Roger Federer will attempt to win a record 8th title at Wimbledon’s All England Club on Sunday after posting an impressive three-set victory over Andy Murray in the semi-final on Friday. The 33-year-old Swiss master, who already shares the record for most titles at Wimbledon (seven, with American Pete Sampras), was in truly imperious form as he broke Murray once in each set to win a magnificent contest 7-5, 7-5, 6-4 and set up a final clash against no. 1 seed Novak Djokovic on Sunday.

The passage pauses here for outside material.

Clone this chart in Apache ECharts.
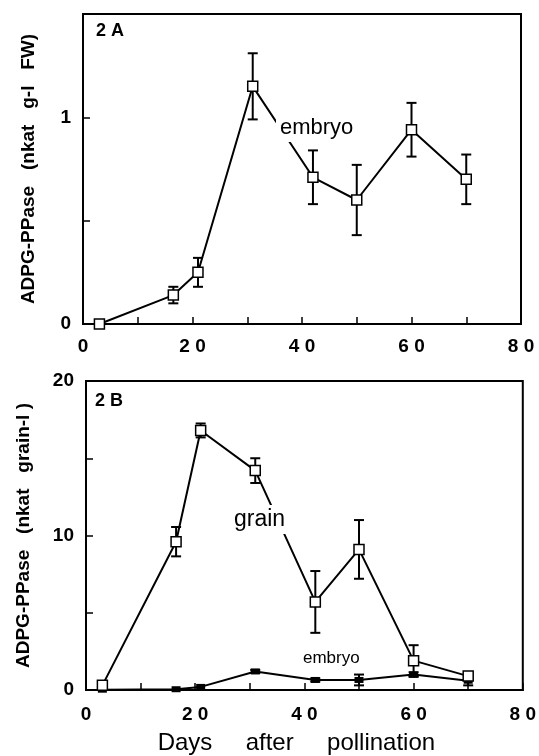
<!DOCTYPE html>
<html>
<head>
<meta charset="utf-8">
<script src="https://cdn.jsdelivr.net/npm/echarts@6/dist/echarts.min.js"></script>
<style>
  html, body { margin: 0; padding: 0; background: #fff; }
  #chart { width: 539px; height: 756px; }
</style>
</head>
<body>
<div id="chart"></div>
<script>
// days after pollination (shared by both panels)
const days = [3, 16.5, 21, 31, 42, 50, 60, 70];

// panel 2A: embryo, nkat g-1 FW
const embryoA = [0, 0.14, 0.25, 1.15, 0.71, 0.60, 0.94, 0.70];
const embryoAErr = [0, 0.04, 0.07, 0.16, 0.13, 0.17, 0.13, 0.12];

// panel 2B: nkat grain-1
const grainB = [0.3, 9.6, 16.8, 14.2, 5.7, 9.1, 1.9, 0.9];
const grainBErr = [0, 0.95, 0.45, 0.8, 2.0, 1.9, 1.0, 0.2];
const embryoB = [0.02, 0.05, 0.2, 1.2, 0.65, 0.65, 1.0, 0.6];
const embryoBErr = [0, 0, 0, 0.1, 0.1, 0.35, 0.15, 0.3];

// tick labels
const xTickLabels = ['0', '', '2 0', '', '4 0', '', '6 0', '', '8 0'];
const yTickLabelsA = ['0', '', '1', ''];
const yTickLabelsB = ['0', '', '10', '', '20'];

const FONT = 'Liberation Sans';

const chart = echarts.init(document.getElementById('chart'), null, { renderer: 'canvas' });

function pairs(vals, errs) {
  return days.map((d, i) => [d, vals[i], errs[i]]);
}

function errorBars(params, api) {
  const x = api.value(0);
  const y = api.value(1);
  const e = api.value(2);
  if (!e) return;
  const hi = api.coord([x, y + e]);
  const lo = api.coord([x, y - e]);
  const w = 5;
  const style = { stroke: '#000', lineWidth: 2 };
  return {
    type: 'group',
    children: [
      { type: 'line', shape: { x1: hi[0], y1: hi[1], x2: lo[0], y2: lo[1] }, style },
      { type: 'line', shape: { x1: hi[0] - w, y1: hi[1], x2: hi[0] + w, y2: hi[1] }, style },
      { type: 'line', shape: { x1: lo[0] - w, y1: lo[1], x2: lo[0] + w, y2: lo[1] }, style }
    ]
  };
}

function xAxis(gridIndex, labelMargin, name) {
  return {
    type: 'value',
    gridIndex,
    min: 0,
    max: 80,
    interval: 10,
    axisLine: { lineStyle: { color: '#000', width: 2 } },
    axisTick: { inside: true, length: 7, lineStyle: { color: '#000', width: 1.5 } },
    splitLine: { show: false },
    axisLabel: {
      margin: labelMargin,
      color: '#000',
      fontFamily: FONT,
      fontWeight: 'bold',
      fontSize: 19,
      formatter: v => xTickLabels[Math.round(v / 10)] || ''
    },
    name: name || '',
    nameLocation: 'middle',
    nameGap: 41,
    nameTextStyle: { color: '#000', fontFamily: FONT, fontSize: 24, padding: [0, 16, 0, 0] }
  };
}

function yAxis(gridIndex, max, interval, labels, name, nameGap) {
  return {
    type: 'value',
    gridIndex,
    min: 0,
    max,
    interval,
    axisLine: { lineStyle: { color: '#000', width: 2 } },
    axisTick: { inside: true, length: 7, lineStyle: { color: '#000', width: 1.5 } },
    splitLine: { show: false },
    axisLabel: {
      margin: 12,
      color: '#000',
      fontFamily: FONT,
      fontWeight: 'bold',
      fontSize: 19,
      formatter: v => labels[Math.round(v / interval)] || ''
    },
    name,
    nameLocation: 'middle',
    nameRotate: 90,
    nameGap,
    nameTextStyle: { color: '#000', fontFamily: FONT, fontWeight: 'bold', fontSize: 19 }
  };
}

const openSquare = {
  type: 'line',
  symbol: 'rect',
  symbolSize: 10,
  z: 5,
  lineStyle: { color: '#000', width: 2 },
  itemStyle: { color: '#fff', borderColor: '#000', borderWidth: 1.5 }
};

const option = {
  animation: false,
  backgroundColor: '#fff',
  grid: [
    { left: 83, top: 14, right: 18, height: 310, show: true, borderColor: '#000', borderWidth: 2 },
    { left: 86, top: 381, right: 14, height: 310, show: true, borderColor: '#000', borderWidth: 2 }
  ],
  xAxis: [
    xAxis(0, 13),
    xAxis(1, 15, 'Days     after     pollination')
  ],
  yAxis: [
    yAxis(0, 1.5, 0.5, yTickLabelsA, 'ADPG-PPase   (nkat   g-l   FW)', 45),
    yAxis(1, 20, 5, yTickLabelsB, 'ADPG-PPase   (nkat   grain-l )', 53)
  ],
  series: [
    {
      type: 'custom', xAxisIndex: 0, yAxisIndex: 0, z: 3,
      renderItem: errorBars, data: pairs(embryoA, embryoAErr)
    },
    Object.assign({}, openSquare, {
      name: 'embryo', xAxisIndex: 0, yAxisIndex: 0,
      data: days.map((d, i) => [d, embryoA[i]])
    }),
    {
      type: 'custom', xAxisIndex: 1, yAxisIndex: 1, z: 3,
      renderItem: errorBars, data: pairs(grainB, grainBErr)
    },
    Object.assign({}, openSquare, {
      name: 'grain', xAxisIndex: 1, yAxisIndex: 1,
      data: days.map((d, i) => [d, grainB[i]])
    }),
    {
      type: 'custom', xAxisIndex: 1, yAxisIndex: 1, z: 3,
      renderItem: errorBars, data: pairs(embryoB, embryoBErr)
    },
    {
      type: 'line', name: 'embryo B', xAxisIndex: 1, yAxisIndex: 1, z: 4,
      symbol: 'rect', symbolSize: [9, 6],
      lineStyle: { color: '#000', width: 2 },
      itemStyle: { color: '#000' },
      data: days.map((d, i) => [d, embryoB[i]])
    }
  ],
  graphic: [
    { type: 'text', left: 96, top: 22, z: 100,
      style: { text: '2 A', fill: '#000', font: 'bold 18px "Liberation Sans"' } },
    { type: 'text', left: 95, top: 392, z: 100,
      style: { text: '2 B', fill: '#000', font: 'bold 18px "Liberation Sans"' } },
    { type: 'text', left: 276, top: 114, z: 100,
      style: { text: 'embryo', fill: '#000', font: '22px "Liberation Sans"',
               backgroundColor: '#fff', padding: [3, 4] } },
    { type: 'text', left: 228, top: 505, z: 100,
      style: { text: 'grain', fill: '#000', font: '23px "Liberation Sans"',
               backgroundColor: '#fff', padding: [3, 6] } },
    { type: 'text', left: 303, top: 650, z: 100,
      style: { text: 'embryo', fill: '#000', font: '17px "Liberation Sans"' } }
  ]
};

chart.setOption(option);
</script>
</body>
</html>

Federer, seeded no. 2 at Wimbledon this year, was dominant from the start — once he survived an early break point — and kept up his brilliant serving form that had seen him broken just once through the first five rounds of the tournament. Indeed, Federer had already set a new record for consecutive service games without being broken (116) — ended by Gilles Simon in the quarter finals — during his run to the semi-finals, and Murray came up against a player at the very top of his game. Federer hit a staggering 85 percent of his first serves in the first set — including 11 aces — and would drop only 21 service points all game. The first set ended with the first service break of the match, Federer finally getting through Murray’s serve to take the lead. It was a pattern he would repeat in the other two sets.
Murray, seeded no. 3 and backed by a partisan center court crowd, gave as good as he could, but he just couldn’t get through Federer’s sublime play. All three sets went pretty much with serve, although it was Murray that struggled to hold serve and ultimately got broken late in each set. The 10th game of the second set perfectly crystallized what Murray was up against, as he faced no less than five break points in a riveting game that lasted 14 minutes before the Scotsman finally prevailed to tie up at 5-5. There would be no denying Federer though; he held serve in the next game and then broke Murray — again in the 12th game — to take the second set.
Federer sealed the third set — and the match — with another break, again the only one of the set, and he now goes into Sunday’s final, his 26th grand slam final and his 10th at Wimbledon, as, according to the Guardian, the oldest man to reach the final at Wimbledon since Ken Rosewall in 1974.
Federer will now face Djokovic in a repeat of last year’s final, which the Serbian won in five sets. If he can play as well as he did against Murray, he could well avenge that loss and leave the All England club on Sunday with that record eighth Wimbledon trophy in the crook of his arm. As the vanquished Murray said of the final after the game, according to the Guardian.
“..it should be a fantastic match. If Roger serves like he did today, he’ll give himself a great chance to win that match.”